Katy Long of the London School of Economics, who works on issues arising from protracted displacements, said, “Eighty percent of displaced people are hosted in developing countries, and they compete for resources. The politics of nationalism play into it too, and the encampment process and the aid which goes with it provide opportunities to pass the costs on [to aid agencies]. Camps may not address the root problems and may leave refugees and IDPs extremely vulnerable, but they make sense in terms of political economy.”
In denial
HPG’s research found that government officials often assert, against all evidence, that displacement is temporary problem.
This was the case in Syria, where the government seemed to be in denial about farmers and herders who had been driven into Damascus by drought and land loss. The HPG study (conducted in 2011, before current conflict reached the capital) found that the government consistently stressed the temporary nature of this displacement, and tried to limit assistance to the squalid displacement camps on the edge of Damascus “to avoid creating a culture of dependency.”
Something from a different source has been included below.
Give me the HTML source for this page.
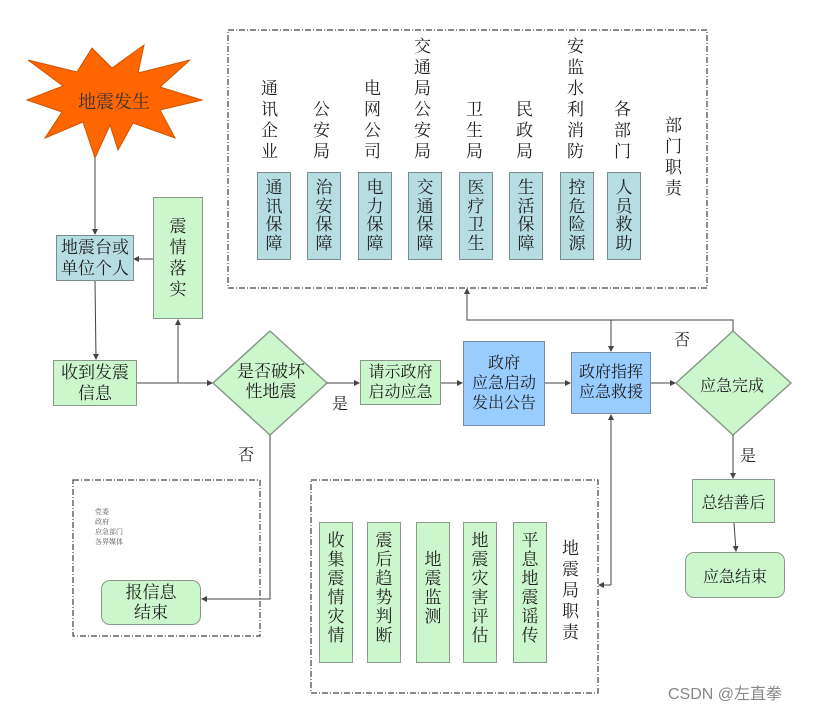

"But rather than pulling out displacement and putting it in a separate box, a lot of solutions work best if they are community-based, not least because then we are not privileging one group over another and building resentment against the displaced"
The study’s authors wrote, “Even if the government and the international community appear to portray the displacement… as temporary… the scale of losses in northeast Syria is huge, and return does not seem to be possible without… a long-term strategy aimed at restoring the viability of rural livelihood systems in these areas.” Similarly, authorities in Afghanistan are reluctant to accept that new arrivals flocking into the capital, Kabul, are there to stay. The HPG Kabul study observed that, “The de facto policy of the government at all levels is that displacement is a temporary phenomenon, and that in time people will return to their rural areas of origin.”
Such assumptions can limit assistance. According to the study, “One senior… official… explained why he had refused an international agency… permission to build temporary toilets and wells in one settlement, on the grounds that ‘IDPs are here for a short time and they don’t need a bathroom and a well in this situation... When we provide them with these services they will never move back to their areas.’”
Long told IRIN that in reality more than two-thirds of the world’s IDPs have been displaced for more than five years, but authorities are often unwilling to face this fact, partly because it reflects badly on them.
“In Afghanistan, for instance, if they admit that they still have a displacement problem, they are admitting that the peace is still fragile and imperfect. But rather than only looking for permanent solutions, we have to learn to live with people being displaced at this moment and focus on making their displacement better, because policies often make displacement a far worse experience than it needs to be,” Long said.
Opportunities for settlement
The HPG researchers in Kabul found that an overwhelming majority of the displaced said they intended to settle permanently in the city. Evidence from elsewhere suggests that, if allowed to do so, they could eventually integrate and make new lives for themselves.
Even 60 years after their arrival, the Palestinians in Damascus are still officially considered refugees, but many have moved out of areas designated as refugee camps and into better housing. The “camps” are now home to a mixed population including migrant workers, IDPs and poor Syrians.
Integration may be easier now because many developing-world conurbations are cities of newcomers. One HPG study showed that virtually everyone living in Yei, a town in South Sudan, had come from somewhere else. New arrivals are also prevalent in more established urban areas like Nairobi, Kenya; one study estimates only 20 percent of those under 35 were born in the city.
In Yei, Nairobi and Kabul, HPG found that the displaced were in circumstances similar to other newcomers: they were relegated to informal settlements with few or no facilities, struggling to find decent housing and earn a living. Long, of the London School of Economics, says experts now wonder whether these situations should be tackled as a general development challenge, rather than differentiating between IDPs and other urban poor.
“There are some places where we need to focus,” she told IRIN, “such as the legal status of refugees, who often don’t have the correct paperwork to be in the city. But rather than pulling out displacement and putting it in a separate box, a lot of solutions work best if they are community-based, not least because then we are not privileging one group over another and building resentment against the displaced.”